The likelihood is that Britain will adapt to fees as other countries have done. In a few years we will probably wonder what all the fuss was about. The Government is adamant no one will end up worse off, and insists its plans are fair. Only those who are able to afford it will pay the pounds 1000 tuition fee. The rest will pay on a sliding scale related to income, or nothing at all.
Moreover, the new, improved loan scheme provides money up front to fund students through university. It is better than the current scheme, which is not related to ability to pay. Graduates will only pay when their salary reaches pounds 10,000 a year; their repayment will be deducted from their pay and closely related to income.
l For more information, read Financial Support for Students, a guide to grants, loans and fees in higher education 1998/99. DFEE, free. Ring freephone 0800 731 9133 or e-mail email@example.com.
How much will families have to pay?
The Thomas family has a total joint income of less than pounds 23,000 between them. Their residual income, after deductions, is estimated at pounds 15,000. Therefore, they don't have to pay anything towards tuition for their son Bob, who goes to university in Manchester this autumn. Bob will be eligible for a grant of pounds 810. And he will be able to borrow pounds 2,735 to help with living costs.

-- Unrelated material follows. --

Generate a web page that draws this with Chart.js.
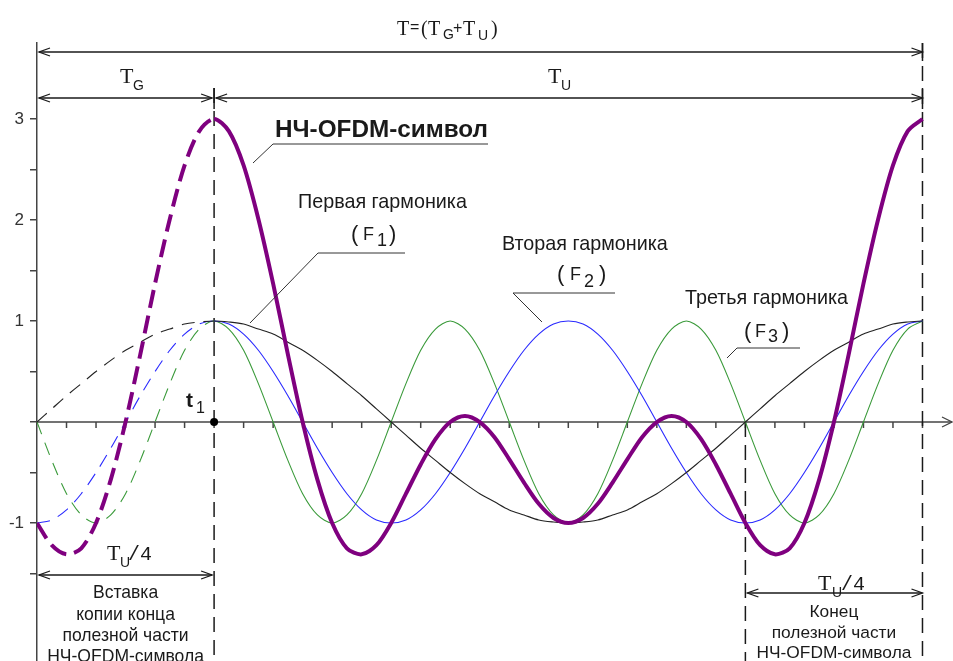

The Hurds earn between pounds 25,000 and pounds 30,000 between them. Their residual income is calculated to be pounds 20,000. They are required to contribute pounds 280 towards the tuition fee of their daughter Elizabeth who starts at university outside London this October. But she will still be entitled to a grant of pounds 810 and will be able to borrow up to pounds 2,735 as well.
Mr and Mrs Perkin-Warbeck have a joint income of more than pounds 40,000 a year but less than pounds 47,000. The local education authority assesses their residual income as pounds 35,000. They have to pay the full pounds 1,000 fee for their son Sebastian and contribute pounds 934 towards his living costs. He is not entitled to a grant, though he is able to take out a loan like other students.
New charges at a glance
n The full pounds 1,000 tuition fee will not be paid by everyone. In fact it will only be paid by around one-third. That's because how much you pay depends on parental income. Around one-third of families will pay something towards tuition and roughly another third, the poorest, will pay nothing at all.
n Parents will have to start making payments towards fees when their residual income (after subtracting allowances for mortgage interest payments and so on) is more than pounds 16,945. On average that means they have to start contributing when their total income is around pounds 23,000 a year.
n Grants are still available this year but they are being reduced. They will be phased out completely in 1999. This autumn, loans of at least pounds 1,000 more for living costs will be on offer to ensure no student or family has to pay more than they would now.
n From this autumn a new student loans scheme is being introduced. It is designed to be fairer than the current scheme. The levels of students' repayments will be related to their income after graduation, collected by employers and deducted directly from pay. No money will have to be repaid until graduates start earning pounds 10,000 a year. If a graduate's income falls below that level, their repayments will be suspended.
n The amount graduates repay each year is being set at nine per cent of earnings on salary over pounds 10,000. That means someone earning pounds 11,000 a year will pay back a loan at the rate of pounds 90 annually. Someone earning pounds 20,000 will make an annual repayment of pounds 900.
n Gap students who received a firm offer of a place by August 1, 1997, but put off starting university until this autumn, will be treated as existing students as far as grants and loans are concerned.